(Charts and diagrams as code)

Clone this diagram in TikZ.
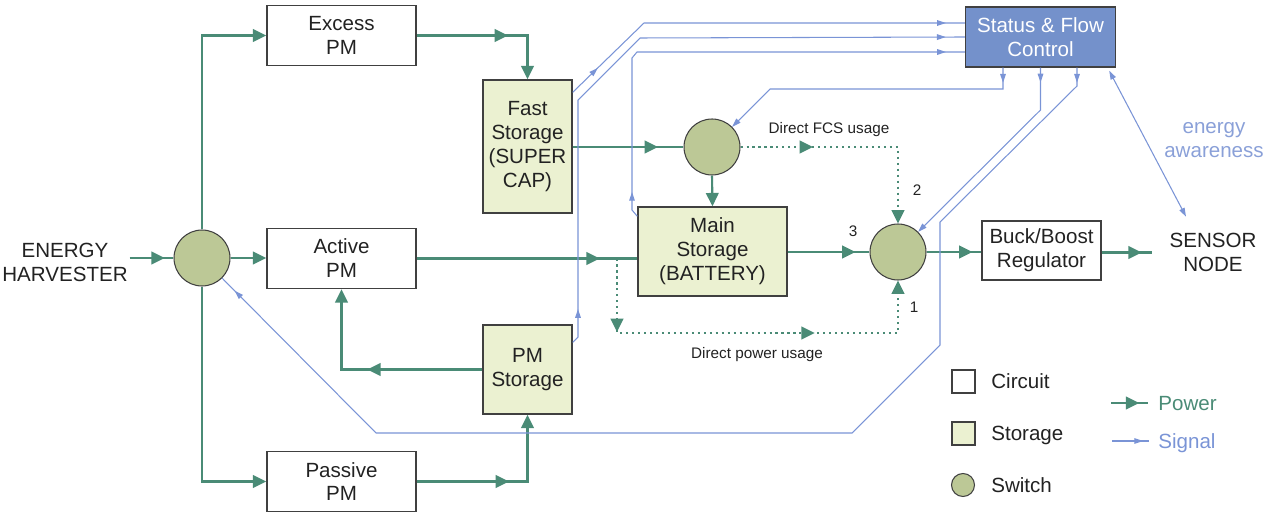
\documentclass[tikz,border=0pt]{standalone}
\usepackage{fontspec}
\setmainfont{Liberation Sans}
\usetikzlibrary{arrows.meta,decorations.markings}
\definecolor{pgreen}{RGB}{74,139,118}
\definecolor{sblue}{RGB}{122,148,214}
\definecolor{awblue}{RGB}{138,160,216}
\definecolor{ctrl}{RGB}{116,145,203}
\definecolor{stor}{RGB}{235,241,209}
\definecolor{swit}{RGB}{188,200,150}
\definecolor{bord}{RGB}{64,64,64}
\definecolor{ink}{RGB}{34,34,34}
\tikzset{
    CC1/.style ={circle,minimum size = 1.12cm, inner sep=0pt, draw=bord, fill=swit, line width=0.6pt},
    RA1/.style ={rectangle,minimum width = 2.98cm, minimum height = 1.2cm, inner sep=0pt, draw=bord, line width=0.8pt, align=center},
    RA2/.style ={RA1, fill=stor},
    RA3/.style ={RA1, fill=ctrl, text=white, minimum width = 3.0cm},
    TX/.style ={align=center, inner sep=1pt},
    LG/.style ={anchor=west, inner sep=0pt, text height=8.4pt, text depth=0pt},
    SM/.style ={font=\fontsize{8.7}{10}\selectfont, inner sep=0pt},
    PW/.style ={draw=pgreen, line width=1.2pt},
    DT/.style ={dash pattern=on 1.2pt off 2.2pt},
    SG/.style ={draw=sblue, line width=0.6pt},
    PT/.style ={-{Triangle[length=7.6pt,width=7.2pt]}},
    ST/.style ={-{Triangle[length=5pt,width=3.2pt]}},
    MA/.style ={postaction={decorate,decoration={markings,mark=at position #1 with {\arrow{Triangle[length=7.6pt,width=7.2pt]}}}}},
    MS/.style ={postaction={decorate,decoration={markings,mark=at position #1 with {\arrow{Triangle[length=5pt,width=3.2pt]}}}}}}

\begin{document}
\begin{tikzpicture}[x=0.02cm,y=-0.02cm,every node/.style={font=\fontsize{11.7}{13.6}\selectfont,text=ink}]
        \useasboundingbox (0,0) rectangle (1267,523);
        % blocks
        \node[CC1] (1) at(202,258){};
        \node[RA1] (2) at(341.5,35.5){Excess\\PM};
        \node[RA1] (3) at(341.5,258.5){Active\\PM};
        \node[RA1] (4) at(341.5,481.5){Passive\\PM};
        \node[RA2,minimum width=1.78cm,minimum height=2.66cm] (5) at(527.5,146.5){Fast\\Storage\\(SUPER\\CAP)};
        \node[CC1] (6) at(712,147){};
        \node[RA2,minimum width=1.78cm,minimum height=1.78cm] (7) at(527.5,369.5){PM\\Storage};
        \node[RA2,minimum height=1.78cm] (8) at(712.5,251.5){Main\\Storage\\(BATTERY)};
        \node[CC1] (9) at(898,252){};
        \node[RA1,minimum width=2.38cm,minimum height=1.18cm] (10) at(1041.5,250.5){Buck/Boost\\Regulator};
        \node[TX,inner xsep=10pt] (11) at(1213,252.5){SENSOR\\NODE};
        \node[RA3] (12) at(1040.5,37){Status \& Flow\\Control};
        \node[TX] (13) at(65,262){ENERGY\\HARVESTER};
        \node[TX,text=awblue] (22) at(1214,140){energy\\awareness};
        % labels
        \node[SM] (23) at(829,130){Direct FCS usage};
        \node[SM] (24) at(757,355){Direct power usage};
        \node[SM] (25) at(853,231){3};
        \node[SM] (26) at(917,190){2};
        \node[SM] (27) at(914,307){1};
        % power
        \draw[PW,MA=0.8] (13.east |- 1) -- (1.west);
        \draw[PW,PT] (1.north) |- (2.west);
        \draw[PW,PT] (1.east) -- (1.east -| 3.west);
        \draw[PW,PT] (1.south) |- (4.west);
        \draw[PW,PT,MA=0.59] (2.east) -| (5.north);
        \draw[PW,MA=0.77] (5.east |- 6.west) -- (6.west);
        \draw[PW,PT] (6.south) -- (8.north);
        \draw[PW,MA=0.83] (3.east) -- (3.east -| 8.west);
        \draw[PW,MA=0.83] (8.east |- 9.west) -- (9.west);
        \draw[PW,MA=0.84] (9.east) -- (9.east -| 10.west);
        \draw[PW,MA=0.8] (10.east |- 11.west) -- (11.west);
        \draw[PW,PT,MA=0.52] (7.west) -| (3.south);
        \draw[PW,PT,MA=0.52] (4.east) -| (7.south);
        % direct usage
        \coordinate (c1) at(617,258.5);
        \coordinate (c2) at(898,333);
        \draw[PW,DT,PT,MA=0.31] (6.east) -| (9.north);
        \draw[PW,DT,PT,MA=0.18,MA=0.667] (c1) |- (c2) -- (9.south);
        % signal
        \draw[SG,MS=0.083,MS=0.955] ([yshift=-0.26cm]5.north east) -- (644,23) -- ([yshift=0.28cm]12.west);
        \draw[SG,MS=0.054,MS=0.971] ([yshift=-0.36cm]7.north east) -- (578,337) -- (578,100) -- (640,38) -- (12.west);
        \draw[SG,MS=0.053,MS=0.962] ([yshift=-0.2cm]8.north west) -- (632,210) -- (632,58) -- (637,52) -- ([yshift=-0.3cm]12.west);
        \draw[SG,ST,MS=0.049] ([xshift=-0.75cm]12.south) -- (1003,89) -- (770,89) -- (6.45);
        \draw[SG,ST,MS=0.069] (12.south) -- (1040.5,110) -- (9.45);
        \draw[SG,MS=0.013,MS=0.985] ([xshift=0.73cm]12.south) -- (1077,86) -- (940,222) -- (940,345) -- (852,433) -- (376,433) -- (1.-45);
        \draw[SG,{Triangle[length=5pt,width=3.2pt]}-{Triangle[length=5pt,width=3.2pt]}] ([xshift=-0.14cm,yshift=-0.06cm]12.south east) -- ([xshift=-0.54cm,yshift=0.29cm]11.north);
        % legend
        \node[RA1,minimum width=0.46cm,minimum height=0.46cm] (14) at(963.5,381.5){};
        \node[RA2,minimum width=0.46cm,minimum height=0.46cm] (15) at(963.5,433.5){};
        \node[CC1,minimum size=0.46cm] (16) at(963,485){};
        \node[LG] (17) at(991,381){Circuit};
        \node[LG] (18) at(991,433){Storage};
        \node[LG] (19) at(991,485){Switch};
        \node[LG,text=pgreen] (20) at(1158,403){Power};
        \node[LG,text=sblue] (21) at(1158,441){Signal};
        \coordinate (c3) at(1111,403);
        \coordinate (c4) at(1112,441);
        \draw[PW,MA=0.76] (c3) -- ([xshift=-0.2cm]20.west);
        \draw[SG,MS=0.84] (c4) -- ([xshift=-0.18cm]21.west);
    \end{tikzpicture}
\end{document}
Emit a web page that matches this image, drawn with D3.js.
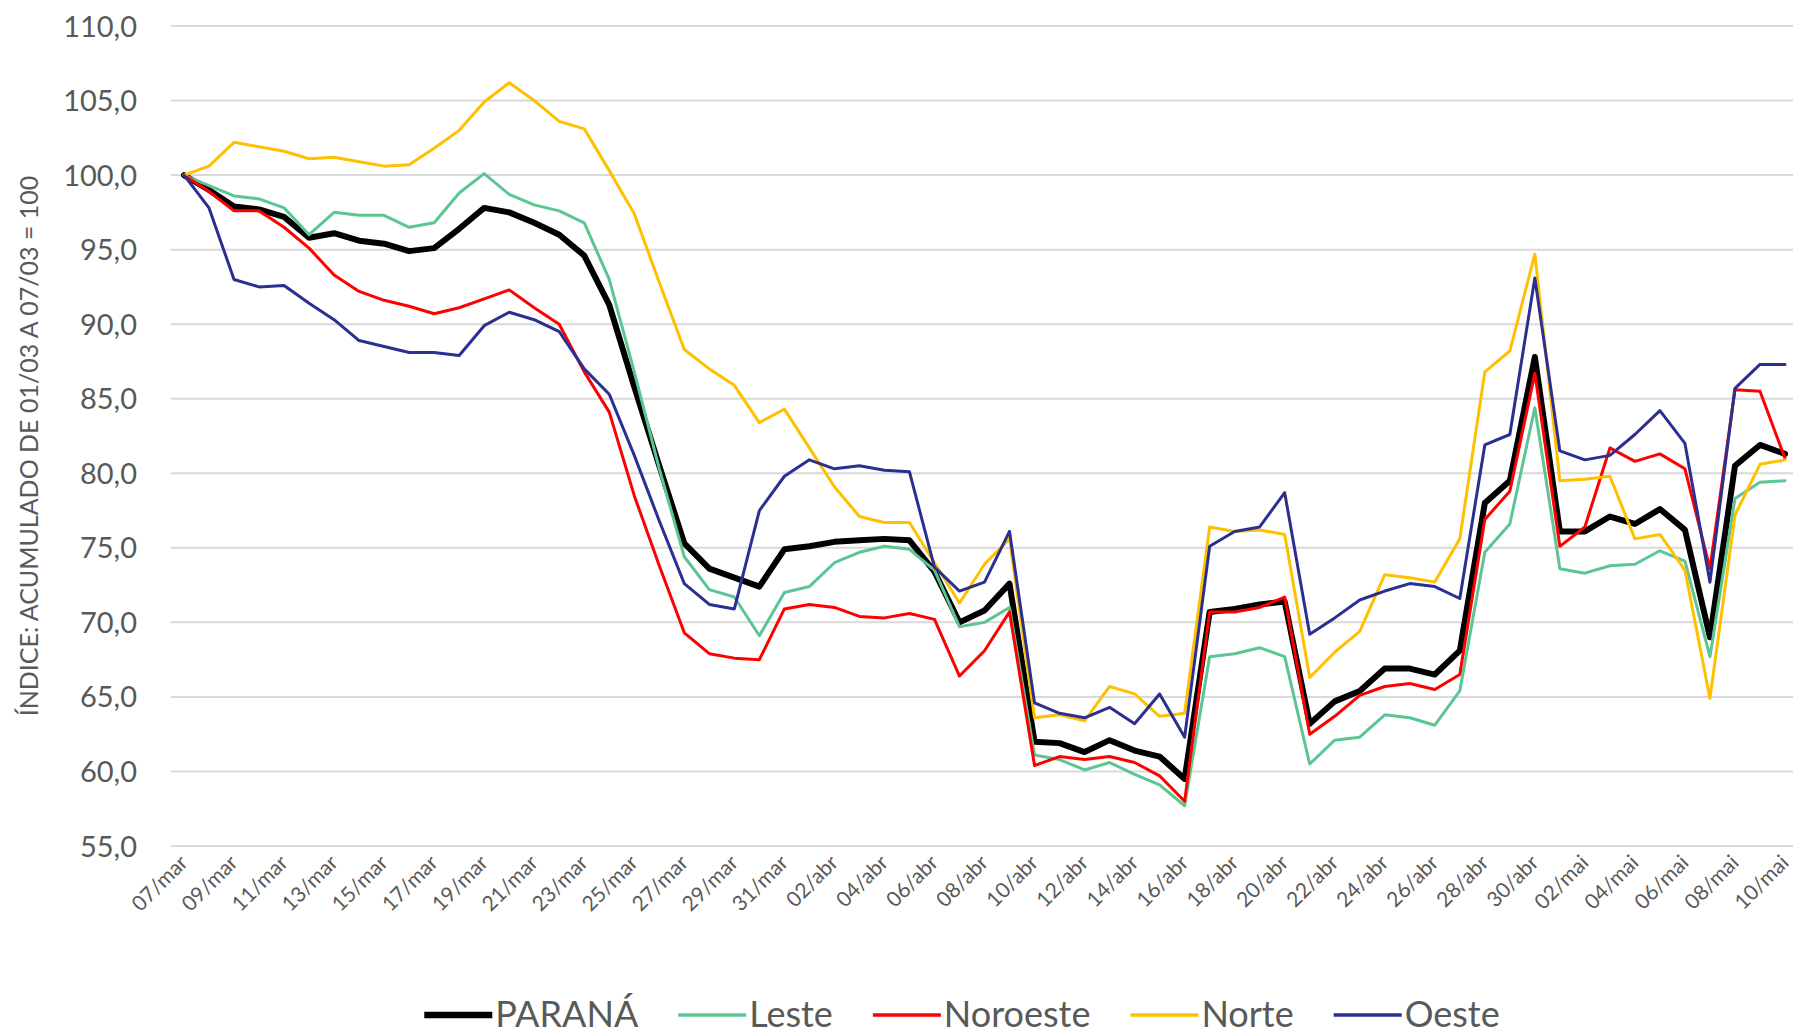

CHALLENGE
Reproduce all the entries that precede this task, word for word, minus any pictures.

RESULT OF THE EXERCISE
Clone this diagram in TikZ.
\documentclass[tikz,border=0pt]{standalone}
\usepackage{fontspec}
\setmainfont{Liberation Sans}
\usetikzlibrary{arrows.meta,decorations.markings}
\definecolor{pgreen}{RGB}{74,139,118}
\definecolor{sblue}{RGB}{122,148,214}
\definecolor{awblue}{RGB}{138,160,216}
\definecolor{ctrl}{RGB}{116,145,203}
\definecolor{stor}{RGB}{235,241,209}
\definecolor{swit}{RGB}{188,200,150}
\definecolor{bord}{RGB}{64,64,64}
\definecolor{ink}{RGB}{34,34,34}
\tikzset{
    CC1/.style ={circle,minimum size = 1.12cm, inner sep=0pt, draw=bord, fill=swit, line width=0.6pt},
    RA1/.style ={rectangle,minimum width = 2.98cm, minimum height = 1.2cm, inner sep=0pt, draw=bord, line width=0.8pt, align=center},
    RA2/.style ={RA1, fill=stor},
    RA3/.style ={RA1, fill=ctrl, text=white, minimum width = 3.0cm},
    TX/.style ={align=center, inner sep=1pt},
    LG/.style ={anchor=west, inner sep=0pt, text height=8.4pt, text depth=0pt},
    SM/.style ={font=\fontsize{8.7}{10}\selectfont, inner sep=0pt},
    PW/.style ={draw=pgreen, line width=1.2pt},
    DT/.style ={dash pattern=on 1.2pt off 2.2pt},
    SG/.style ={draw=sblue, line width=0.6pt},
    PT/.style ={-{Triangle[length=7.6pt,width=7.2pt]}},
    ST/.style ={-{Triangle[length=5pt,width=3.2pt]}},
    MA/.style ={postaction={decorate,decoration={markings,mark=at position #1 with {\arrow{Triangle[length=7.6pt,width=7.2pt]}}}}},
    MS/.style ={postaction={decorate,decoration={markings,mark=at position #1 with {\arrow{Triangle[length=5pt,width=3.2pt]}}}}}}

\begin{document}
\begin{tikzpicture}[x=0.02cm,y=-0.02cm,every node/.style={font=\fontsize{11.7}{13.6}\selectfont,text=ink}]
        \useasboundingbox (0,0) rectangle (1267,523);
        % blocks
        \node[CC1] (1) at(202,258){};
        \node[RA1] (2) at(341.5,35.5){Excess\\PM};
        \node[RA1] (3) at(341.5,258.5){Active\\PM};
        \node[RA1] (4) at(341.5,481.5){Passive\\PM};
        \node[RA2,minimum width=1.78cm,minimum height=2.66cm] (5) at(527.5,146.5){Fast\\Storage\\(SUPER\\CAP)};
        \node[CC1] (6) at(712,147){};
        \node[RA2,minimum width=1.78cm,minimum height=1.78cm] (7) at(527.5,369.5){PM\\Storage};
        \node[RA2,minimum height=1.78cm] (8) at(712.5,251.5){Main\\Storage\\(BATTERY)};
        \node[CC1] (9) at(898,252){};
        \node[RA1,minimum width=2.38cm,minimum height=1.18cm] (10) at(1041.5,250.5){Buck/Boost\\Regulator};
        \node[TX,inner xsep=10pt] (11) at(1213,252.5){SENSOR\\NODE};
        \node[RA3] (12) at(1040.5,37){Status \& Flow\\Control};
        \node[TX] (13) at(65,262){ENERGY\\HARVESTER};
        \node[TX,text=awblue] (22) at(1214,140){energy\\awareness};
        % labels
        \node[SM] (23) at(829,130){Direct FCS usage};
        \node[SM] (24) at(757,355){Direct power usage};
        \node[SM] (25) at(853,231){3};
        \node[SM] (26) at(917,190){2};
        \node[SM] (27) at(914,307){1};
        % power
        \draw[PW,MA=0.8] (13.east |- 1) -- (1.west);
        \draw[PW,PT] (1.north) |- (2.west);
        \draw[PW,PT] (1.east) -- (1.east -| 3.west);
        \draw[PW,PT] (1.south) |- (4.west);
        \draw[PW,PT,MA=0.59] (2.east) -| (5.north);
        \draw[PW,MA=0.77] (5.east |- 6.west) -- (6.west);
        \draw[PW,PT] (6.south) -- (8.north);
        \draw[PW,MA=0.83] (3.east) -- (3.east -| 8.west);
        \draw[PW,MA=0.83] (8.east |- 9.west) -- (9.west);
        \draw[PW,MA=0.84] (9.east) -- (9.east -| 10.west);
        \draw[PW,MA=0.8] (10.east |- 11.west) -- (11.west);
        \draw[PW,PT,MA=0.52] (7.west) -| (3.south);
        \draw[PW,PT,MA=0.52] (4.east) -| (7.south);
        % direct usage
        \coordinate (c1) at(617,258.5);
        \coordinate (c2) at(898,333);
        \draw[PW,DT,PT,MA=0.31] (6.east) -| (9.north);
        \draw[PW,DT,PT,MA=0.18,MA=0.667] (c1) |- (c2) -- (9.south);
        % signal
        \draw[SG,MS=0.083,MS=0.955] ([yshift=-0.26cm]5.north east) -- (644,23) -- ([yshift=0.28cm]12.west);
        \draw[SG,MS=0.054,MS=0.971] ([yshift=-0.36cm]7.north east) -- (578,337) -- (578,100) -- (640,38) -- (12.west);
        \draw[SG,MS=0.053,MS=0.962] ([yshift=-0.2cm]8.north west) -- (632,210) -- (632,58) -- (637,52) -- ([yshift=-0.3cm]12.west);
        \draw[SG,ST,MS=0.049] ([xshift=-0.75cm]12.south) -- (1003,89) -- (770,89) -- (6.45);
        \draw[SG,ST,MS=0.069] (12.south) -- (1040.5,110) -- (9.45);
        \draw[SG,MS=0.013,MS=0.985] ([xshift=0.73cm]12.south) -- (1077,86) -- (940,222) -- (940,345) -- (852,433) -- (376,433) -- (1.-45);
        \draw[SG,{Triangle[length=5pt,width=3.2pt]}-{Triangle[length=5pt,width=3.2pt]}] ([xshift=-0.14cm,yshift=-0.06cm]12.south east) -- ([xshift=-0.54cm,yshift=0.29cm]11.north);
        % legend
        \node[RA1,minimum width=0.46cm,minimum height=0.46cm] (14) at(963.5,381.5){};
        \node[RA2,minimum width=0.46cm,minimum height=0.46cm] (15) at(963.5,433.5){};
        \node[CC1,minimum size=0.46cm] (16) at(963,485){};
        \node[LG] (17) at(991,381){Circuit};
        \node[LG] (18) at(991,433){Storage};
        \node[LG] (19) at(991,485){Switch};
        \node[LG,text=pgreen] (20) at(1158,403){Power};
        \node[LG,text=sblue] (21) at(1158,441){Signal};
        \coordinate (c3) at(1111,403);
        \coordinate (c4) at(1112,441);
        \draw[PW,MA=0.76] (c3) -- ([xshift=-0.2cm]20.west);
        \draw[SG,MS=0.84] (c4) -- ([xshift=-0.18cm]21.west);
    \end{tikzpicture}
\end{document}
Emit a web page that matches this image, drawn with D3.js.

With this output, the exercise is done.